Oxygen Vacancy, Oxygen Vacancy–Vacancy Pairs, and Frenkel Defects in Cubic Lutetium Oxide

Electronic and structural properties of cubic Lu₂O₃ with either single oxygen vacancy, oxygen vacancy–vacancy pair, or a Frenkel pair (an oxygen vacancy and an interstitial oxygen) were analyzed using ab initio density functional theory calculations. A plane-wave ultrasoft pseudopotential approach with local density approximation functional was used to optimize the geometries. A full-potential linearized augmented plane-wave method with meta-generalized gradient approximation was applied to the optimized geometries to calculate the electronic properties of the systems. Defect-related bands were observed between the valence band and the conduction band. Different charge states of the defects were considered. Both oxygen vacancy and oxygen vacancy–vacancy pairs behave as moderately deep electron traps (trap depth 1.3–2.7 eV). Trapped electron localization at the vacancy site(s) was confirmed using electron density and electron localization function plots. The bands originating from oxygen vacancy–vacancy pairs in Lu₂O₃ exhibit some dependence on the distance between the two entities. The resulting energy differences (considered from an optical absorption point of view) cover ultraviolet, visible, and infrared ranges. Thus, it is plausible that oxygen vacancy–vacancy pairs are responsible for the coloration that is sometimes observed in Lu₂O₃ powders and crystals.
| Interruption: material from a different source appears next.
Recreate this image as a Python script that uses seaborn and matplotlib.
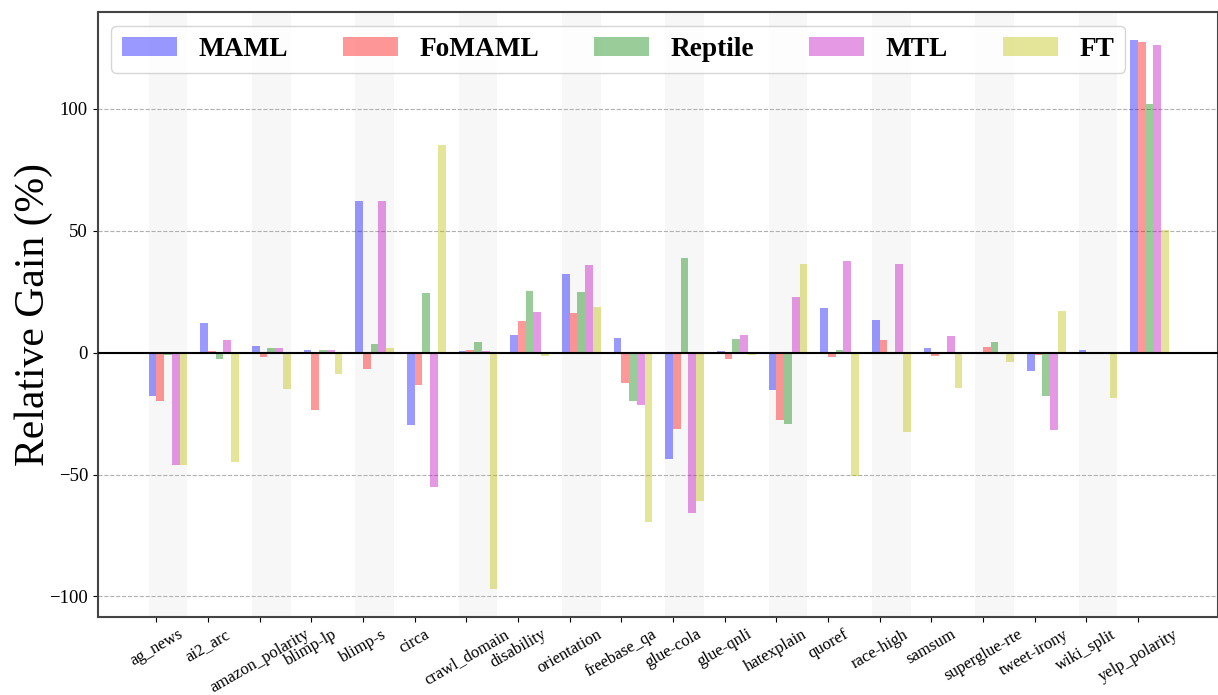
import numpy as np
import pandas as pd
import matplotlib
matplotlib.use("Agg")
import matplotlib.pyplot as plt
import seaborn as sns

categories = ["ag_news", "ai2_arc", "amazon_polarity", "blimp-lp", "blimp-s", "circa",
              "crawl_domain", "disability", "orientation", "freebase_qa", "glue-cola",
              "glue-qnli", "hatexplain", "quoref", "race-high", "samsum", "superglue-rte",
              "tweet-irony", "wiki_split", "yelp_polarity"]

methods = ["MAML", "FoMAML", "Reptile", "MTL", "FT"]

maml    = [-17.8, 12.2, 2.9, 0.9, 62.4, -29.6, 0.5, 7.1, 32.1, 6.2, -43.6, 0.5, -15.2, 18.5, 13.6, 1.8, -0.5, -7.4, 0.9, 128.3]
fomaml  = [-19.8, 0.5, -1.8, -23.4, -6.7, -13.2, 1.3, 13.2, 16.2, -12.3, -31.2, -2.5, -27.6, -1.8, 5.4, -1.3, 2.2, -0.9, 0.0, 127.4]
reptile = [-0.9, -2.5, 2.0, 0.9, 3.4, 24.3, 4.2, 25.4, 24.7, -19.8, 39.0, 5.8, -29.2, 0.9, -0.5, 0.0, 4.5, -17.8, -0.5, 102.0]
mtl     = [-45.9, 5.4, 2.0, 0.9, 62.4, -55.0, 0.5, 16.5, 35.8, -21.4, -65.7, 7.1, 22.7, 37.7, 36.5, 6.7, 0.0, -31.6, 0.0, 126.1]
ft      = [-45.9, -44.8, -14.9, -8.7, 1.8, 85.3, -97.1, -1.3, 18.9, -69.3, -60.8, -0.9, 36.5, -50.8, -32.5, -14.5, -3.8, 17.2, -18.5, 50.5]

series = [maml, fomaml, reptile, mtl, ft]
colors = ["blue", "red", "green", "m", "y"]

sns.set_style("ticks")
plt.rcParams["font.family"] = ["Liberation Serif", "DejaVu Serif"]
plt.rcParams["text.color"] = "black"
plt.rcParams["axes.labelcolor"] = "black"
plt.rcParams["xtick.color"] = "black"
plt.rcParams["ytick.color"] = "black"
plt.rcParams["xtick.major.size"] = 3.5
plt.rcParams["ytick.major.size"] = 3.5

fig = plt.figure(figsize=(12.18, 6.95), dpi=100)
ax = fig.add_axes([97.7 / 1218, 1 - 616.6 / 695, (1217.5 - 97.7) / 1218, (616.6 - 12) / 695])

pos = np.arange(len(categories))
w = 0.15

# alternating background bands
for i in range(0, len(categories), 2):
    ax.axvspan(i - w, i + 4 * w, color="#f7f7f7", zorder=0, lw=0)

for k, (name, vals, c) in enumerate(zip(methods, series, colors)):
    df = pd.DataFrame({"x": pos + (k - 0.5) * w, "y": vals})
    sns.barplot(data=df, x="x", y="y", native_scale=True, width=w, color=c,
                alpha=0.4, saturation=1, errorbar=None, label=name, ax=ax,
                zorder=2, linewidth=0)

ax.axhline(0, color="black", lw=1.5, zorder=3)
ax.yaxis.grid(True, ls="--", color="#b0b0b0", lw=0.8, zorder=1)
ax.set_axisbelow(True)

ax.set_xticks(pos)
ax.set_xticklabels(categories, rotation=30, ha="center", fontsize=12)
ax.set_yticks([-100, -50, 0, 50, 100])
ax.tick_params(axis="y", labelsize=13.5)
ax.set_xlim(-1.134, 20.54)
ax.set_ylim(-108.3, 139.8)
ax.set_xlabel("")
ax.set_ylabel("Relative Gain (%)", fontsize=30)
ax.yaxis.set_label_coords(-0.040, 0.5)

for s in ax.spines.values():
    s.set_color("#444444")
    s.set_linewidth(1.5)

handles = [ax.containers[i] for i in range(len(methods))]
ax.legend(handles, methods, loc="upper left", ncol=5,
          prop={"family": "Liberation Serif", "weight": "bold", "size": 19.7})

fig.savefig("out.png", dpi=100)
On the contrary, the Frenkel pair exhibits no systematic dependence of the defect-related bands on the distance between its oxygen vacancy and interstitial oxygen, while the resulting defect-related bands look similar to those corresponding to the isolated defects. Frenkel pairs are thus considered a probable mechanism of oxygen vacancy formation and stabilization of Lu₂O₃. Additionally, a brief review of the relevant experimental data is provided in the introduction.